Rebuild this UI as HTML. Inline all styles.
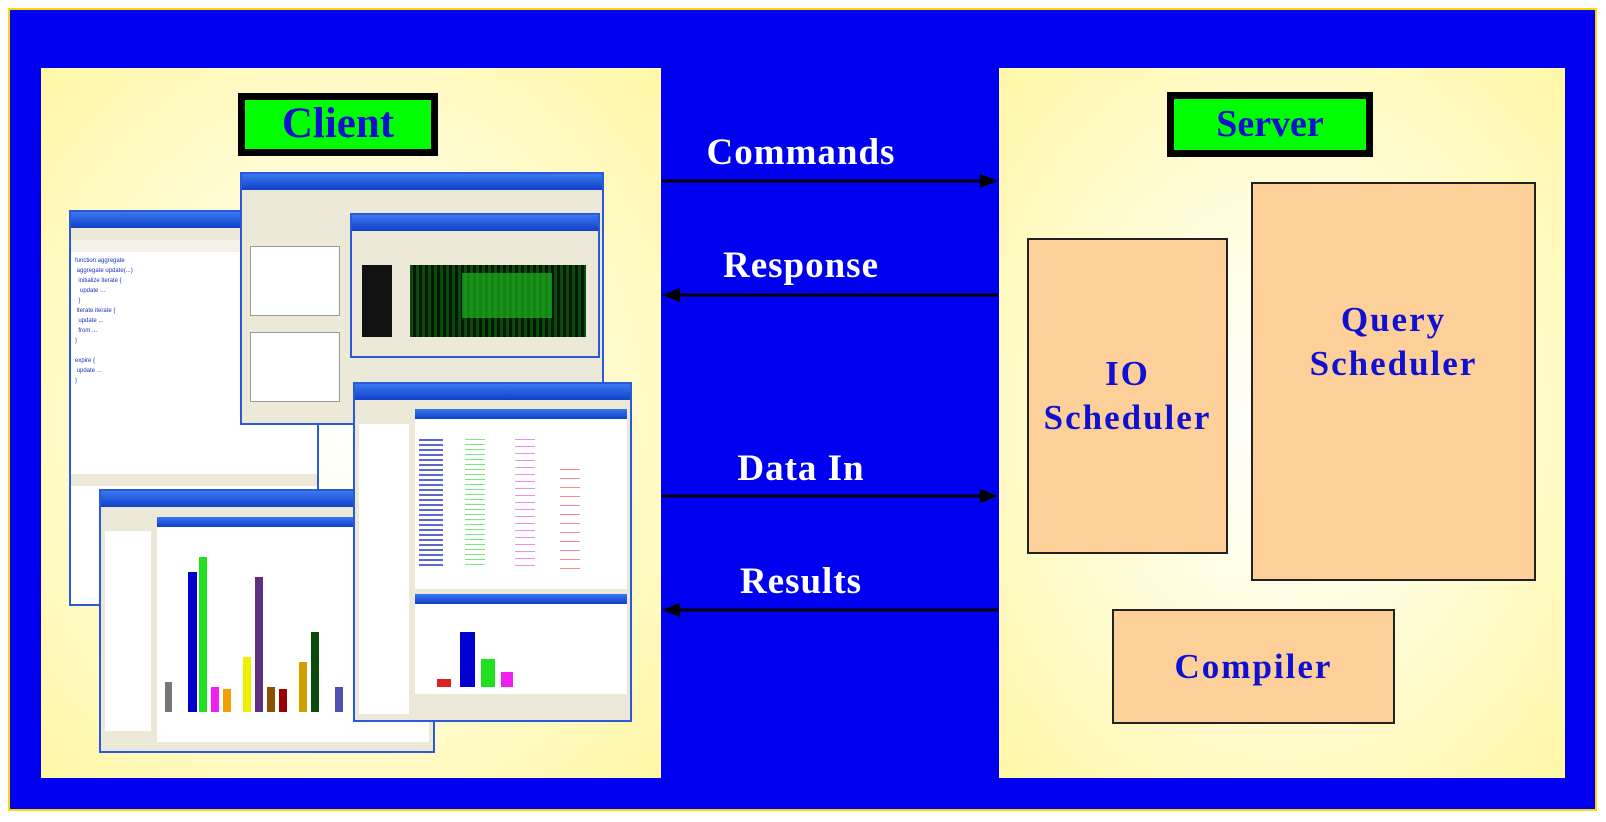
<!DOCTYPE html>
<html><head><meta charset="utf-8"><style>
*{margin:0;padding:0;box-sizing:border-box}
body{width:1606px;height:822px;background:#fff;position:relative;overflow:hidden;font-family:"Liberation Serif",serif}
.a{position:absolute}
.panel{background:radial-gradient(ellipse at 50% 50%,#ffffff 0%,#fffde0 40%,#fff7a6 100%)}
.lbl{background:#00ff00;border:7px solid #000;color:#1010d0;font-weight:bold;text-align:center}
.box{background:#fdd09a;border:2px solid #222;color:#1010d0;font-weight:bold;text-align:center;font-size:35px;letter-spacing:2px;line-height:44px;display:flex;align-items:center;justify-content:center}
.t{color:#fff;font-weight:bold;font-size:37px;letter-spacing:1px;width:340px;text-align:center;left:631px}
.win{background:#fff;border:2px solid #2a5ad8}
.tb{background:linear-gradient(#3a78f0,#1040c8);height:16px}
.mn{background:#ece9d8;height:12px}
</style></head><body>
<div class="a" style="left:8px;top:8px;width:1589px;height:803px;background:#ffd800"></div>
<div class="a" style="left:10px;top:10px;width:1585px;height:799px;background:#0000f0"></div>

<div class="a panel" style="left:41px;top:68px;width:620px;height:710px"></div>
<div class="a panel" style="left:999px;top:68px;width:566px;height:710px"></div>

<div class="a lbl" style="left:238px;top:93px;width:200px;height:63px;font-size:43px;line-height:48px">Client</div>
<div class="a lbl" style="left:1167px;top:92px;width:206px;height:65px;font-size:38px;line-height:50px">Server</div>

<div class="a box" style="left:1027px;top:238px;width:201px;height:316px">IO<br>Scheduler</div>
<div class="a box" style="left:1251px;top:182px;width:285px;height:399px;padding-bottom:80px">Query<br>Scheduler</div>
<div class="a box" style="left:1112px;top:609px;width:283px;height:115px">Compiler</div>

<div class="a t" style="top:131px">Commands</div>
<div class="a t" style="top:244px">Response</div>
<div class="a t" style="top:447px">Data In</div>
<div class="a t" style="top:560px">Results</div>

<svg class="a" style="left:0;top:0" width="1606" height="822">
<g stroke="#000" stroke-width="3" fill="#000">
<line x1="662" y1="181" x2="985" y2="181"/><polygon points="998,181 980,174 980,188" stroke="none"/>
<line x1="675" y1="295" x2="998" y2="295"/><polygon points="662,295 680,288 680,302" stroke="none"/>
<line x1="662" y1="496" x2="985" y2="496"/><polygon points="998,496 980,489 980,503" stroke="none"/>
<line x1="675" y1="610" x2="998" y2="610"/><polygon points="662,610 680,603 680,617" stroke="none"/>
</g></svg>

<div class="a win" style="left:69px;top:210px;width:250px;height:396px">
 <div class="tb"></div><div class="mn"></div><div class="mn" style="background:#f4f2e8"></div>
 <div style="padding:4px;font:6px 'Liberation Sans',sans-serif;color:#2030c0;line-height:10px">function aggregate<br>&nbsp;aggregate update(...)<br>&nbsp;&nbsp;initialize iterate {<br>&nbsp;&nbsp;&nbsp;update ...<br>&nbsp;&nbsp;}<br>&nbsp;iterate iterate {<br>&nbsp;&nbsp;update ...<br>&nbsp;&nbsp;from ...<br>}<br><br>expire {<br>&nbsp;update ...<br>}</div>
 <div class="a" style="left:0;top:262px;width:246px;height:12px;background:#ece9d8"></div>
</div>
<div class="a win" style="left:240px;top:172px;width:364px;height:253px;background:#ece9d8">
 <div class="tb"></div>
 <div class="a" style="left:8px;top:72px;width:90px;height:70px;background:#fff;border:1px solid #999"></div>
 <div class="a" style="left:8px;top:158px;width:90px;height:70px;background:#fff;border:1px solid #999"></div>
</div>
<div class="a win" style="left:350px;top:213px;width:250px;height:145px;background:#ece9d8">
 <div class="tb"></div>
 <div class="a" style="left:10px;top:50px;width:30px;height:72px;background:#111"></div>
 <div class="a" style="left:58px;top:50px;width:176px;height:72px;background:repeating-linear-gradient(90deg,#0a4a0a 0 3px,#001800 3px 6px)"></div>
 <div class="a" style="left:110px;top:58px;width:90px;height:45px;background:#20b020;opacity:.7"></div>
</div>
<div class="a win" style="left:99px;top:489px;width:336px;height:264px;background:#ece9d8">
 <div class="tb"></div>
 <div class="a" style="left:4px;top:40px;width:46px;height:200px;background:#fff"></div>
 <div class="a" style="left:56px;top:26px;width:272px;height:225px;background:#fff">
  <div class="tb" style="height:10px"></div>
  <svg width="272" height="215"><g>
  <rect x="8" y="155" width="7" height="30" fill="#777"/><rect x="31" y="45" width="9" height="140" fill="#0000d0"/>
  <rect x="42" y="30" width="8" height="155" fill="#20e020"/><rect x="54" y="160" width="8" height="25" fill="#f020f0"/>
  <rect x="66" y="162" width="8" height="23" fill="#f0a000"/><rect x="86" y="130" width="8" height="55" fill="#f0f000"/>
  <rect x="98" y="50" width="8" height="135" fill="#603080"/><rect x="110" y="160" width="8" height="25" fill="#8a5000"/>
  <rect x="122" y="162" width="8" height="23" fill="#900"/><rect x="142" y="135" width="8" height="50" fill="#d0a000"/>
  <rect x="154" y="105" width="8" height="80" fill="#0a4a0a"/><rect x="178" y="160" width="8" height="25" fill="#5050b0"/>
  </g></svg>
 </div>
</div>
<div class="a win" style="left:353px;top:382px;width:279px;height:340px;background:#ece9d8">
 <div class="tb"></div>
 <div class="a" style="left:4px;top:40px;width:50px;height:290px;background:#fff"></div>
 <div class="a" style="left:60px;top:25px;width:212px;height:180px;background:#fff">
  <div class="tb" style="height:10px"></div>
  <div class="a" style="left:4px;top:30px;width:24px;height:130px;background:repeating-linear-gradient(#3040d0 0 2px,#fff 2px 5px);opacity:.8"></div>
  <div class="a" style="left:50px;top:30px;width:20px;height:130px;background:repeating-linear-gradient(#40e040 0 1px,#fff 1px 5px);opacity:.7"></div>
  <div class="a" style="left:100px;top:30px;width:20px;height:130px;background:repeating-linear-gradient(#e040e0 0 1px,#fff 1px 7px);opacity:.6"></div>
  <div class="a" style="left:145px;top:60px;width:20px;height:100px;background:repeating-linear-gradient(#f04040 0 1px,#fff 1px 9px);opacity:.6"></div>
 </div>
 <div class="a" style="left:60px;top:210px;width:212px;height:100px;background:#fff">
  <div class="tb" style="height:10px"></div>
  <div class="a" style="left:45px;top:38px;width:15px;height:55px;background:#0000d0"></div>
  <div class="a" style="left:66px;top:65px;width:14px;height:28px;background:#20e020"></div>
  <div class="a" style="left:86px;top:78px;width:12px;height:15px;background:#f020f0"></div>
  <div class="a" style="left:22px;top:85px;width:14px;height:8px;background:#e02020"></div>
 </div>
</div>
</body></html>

- GOAL OF THE EXERCISE -
Each line of the material must be retyped exactly, except that images are omitted.

- REPLY TO THE EXERCISE -
Rebuild this UI as HTML. Inline all styles.
<!DOCTYPE html>
<html><head><meta charset="utf-8"><style>
*{margin:0;padding:0;box-sizing:border-box}
body{width:1606px;height:822px;background:#fff;position:relative;overflow:hidden;font-family:"Liberation Serif",serif}
.a{position:absolute}
.panel{background:radial-gradient(ellipse at 50% 50%,#ffffff 0%,#fffde0 40%,#fff7a6 100%)}
.lbl{background:#00ff00;border:7px solid #000;color:#1010d0;font-weight:bold;text-align:center}
.box{background:#fdd09a;border:2px solid #222;color:#1010d0;font-weight:bold;text-align:center;font-size:35px;letter-spacing:2px;line-height:44px;display:flex;align-items:center;justify-content:center}
.t{color:#fff;font-weight:bold;font-size:37px;letter-spacing:1px;width:340px;text-align:center;left:631px}
.win{background:#fff;border:2px solid #2a5ad8}
.tb{background:linear-gradient(#3a78f0,#1040c8);height:16px}
.mn{background:#ece9d8;height:12px}
</style></head><body>
<div class="a" style="left:8px;top:8px;width:1589px;height:803px;background:#ffd800"></div>
<div class="a" style="left:10px;top:10px;width:1585px;height:799px;background:#0000f0"></div>

<div class="a panel" style="left:41px;top:68px;width:620px;height:710px"></div>
<div class="a panel" style="left:999px;top:68px;width:566px;height:710px"></div>

<div class="a lbl" style="left:238px;top:93px;width:200px;height:63px;font-size:43px;line-height:48px">Client</div>
<div class="a lbl" style="left:1167px;top:92px;width:206px;height:65px;font-size:38px;line-height:50px">Server</div>

<div class="a box" style="left:1027px;top:238px;width:201px;height:316px">IO<br>Scheduler</div>
<div class="a box" style="left:1251px;top:182px;width:285px;height:399px;padding-bottom:80px">Query<br>Scheduler</div>
<div class="a box" style="left:1112px;top:609px;width:283px;height:115px">Compiler</div>

<div class="a t" style="top:131px">Commands</div>
<div class="a t" style="top:244px">Response</div>
<div class="a t" style="top:447px">Data In</div>
<div class="a t" style="top:560px">Results</div>

<svg class="a" style="left:0;top:0" width="1606" height="822">
<g stroke="#000" stroke-width="3" fill="#000">
<line x1="662" y1="181" x2="985" y2="181"/><polygon points="998,181 980,174 980,188" stroke="none"/>
<line x1="675" y1="295" x2="998" y2="295"/><polygon points="662,295 680,288 680,302" stroke="none"/>
<line x1="662" y1="496" x2="985" y2="496"/><polygon points="998,496 980,489 980,503" stroke="none"/>
<line x1="675" y1="610" x2="998" y2="610"/><polygon points="662,610 680,603 680,617" stroke="none"/>
</g></svg>

<div class="a win" style="left:69px;top:210px;width:250px;height:396px">
 <div class="tb"></div><div class="mn"></div><div class="mn" style="background:#f4f2e8"></div>
 <div style="padding:4px;font:6px 'Liberation Sans',sans-serif;color:#2030c0;line-height:10px">function aggregate<br>&nbsp;aggregate update(...)<br>&nbsp;&nbsp;initialize iterate {<br>&nbsp;&nbsp;&nbsp;update ...<br>&nbsp;&nbsp;}<br>&nbsp;iterate iterate {<br>&nbsp;&nbsp;update ...<br>&nbsp;&nbsp;from ...<br>}<br><br>expire {<br>&nbsp;update ...<br>}</div>
 <div class="a" style="left:0;top:262px;width:246px;height:12px;background:#ece9d8"></div>
</div>
<div class="a win" style="left:240px;top:172px;width:364px;height:253px;background:#ece9d8">
 <div class="tb"></div>
 <div class="a" style="left:8px;top:72px;width:90px;height:70px;background:#fff;border:1px solid #999"></div>
 <div class="a" style="left:8px;top:158px;width:90px;height:70px;background:#fff;border:1px solid #999"></div>
</div>
<div class="a win" style="left:350px;top:213px;width:250px;height:145px;background:#ece9d8">
 <div class="tb"></div>
 <div class="a" style="left:10px;top:50px;width:30px;height:72px;background:#111"></div>
 <div class="a" style="left:58px;top:50px;width:176px;height:72px;background:repeating-linear-gradient(90deg,#0a4a0a 0 3px,#001800 3px 6px)"></div>
 <div class="a" style="left:110px;top:58px;width:90px;height:45px;background:#20b020;opacity:.7"></div>
</div>
<div class="a win" style="left:99px;top:489px;width:336px;height:264px;background:#ece9d8">
 <div class="tb"></div>
 <div class="a" style="left:4px;top:40px;width:46px;height:200px;background:#fff"></div>
 <div class="a" style="left:56px;top:26px;width:272px;height:225px;background:#fff">
  <div class="tb" style="height:10px"></div>
  <svg width="272" height="215"><g>
  <rect x="8" y="155" width="7" height="30" fill="#777"/><rect x="31" y="45" width="9" height="140" fill="#0000d0"/>
  <rect x="42" y="30" width="8" height="155" fill="#20e020"/><rect x="54" y="160" width="8" height="25" fill="#f020f0"/>
  <rect x="66" y="162" width="8" height="23" fill="#f0a000"/><rect x="86" y="130" width="8" height="55" fill="#f0f000"/>
  <rect x="98" y="50" width="8" height="135" fill="#603080"/><rect x="110" y="160" width="8" height="25" fill="#8a5000"/>
  <rect x="122" y="162" width="8" height="23" fill="#900"/><rect x="142" y="135" width="8" height="50" fill="#d0a000"/>
  <rect x="154" y="105" width="8" height="80" fill="#0a4a0a"/><rect x="178" y="160" width="8" height="25" fill="#5050b0"/>
  </g></svg>
 </div>
</div>
<div class="a win" style="left:353px;top:382px;width:279px;height:340px;background:#ece9d8">
 <div class="tb"></div>
 <div class="a" style="left:4px;top:40px;width:50px;height:290px;background:#fff"></div>
 <div class="a" style="left:60px;top:25px;width:212px;height:180px;background:#fff">
  <div class="tb" style="height:10px"></div>
  <div class="a" style="left:4px;top:30px;width:24px;height:130px;background:repeating-linear-gradient(#3040d0 0 2px,#fff 2px 5px);opacity:.8"></div>
  <div class="a" style="left:50px;top:30px;width:20px;height:130px;background:repeating-linear-gradient(#40e040 0 1px,#fff 1px 5px);opacity:.7"></div>
  <div class="a" style="left:100px;top:30px;width:20px;height:130px;background:repeating-linear-gradient(#e040e0 0 1px,#fff 1px 7px);opacity:.6"></div>
  <div class="a" style="left:145px;top:60px;width:20px;height:100px;background:repeating-linear-gradient(#f04040 0 1px,#fff 1px 9px);opacity:.6"></div>
 </div>
 <div class="a" style="left:60px;top:210px;width:212px;height:100px;background:#fff">
  <div class="tb" style="height:10px"></div>
  <div class="a" style="left:45px;top:38px;width:15px;height:55px;background:#0000d0"></div>
  <div class="a" style="left:66px;top:65px;width:14px;height:28px;background:#20e020"></div>
  <div class="a" style="left:86px;top:78px;width:12px;height:15px;background:#f020f0"></div>
  <div class="a" style="left:22px;top:85px;width:14px;height:8px;background:#e02020"></div>
 </div>
</div>
</body></html>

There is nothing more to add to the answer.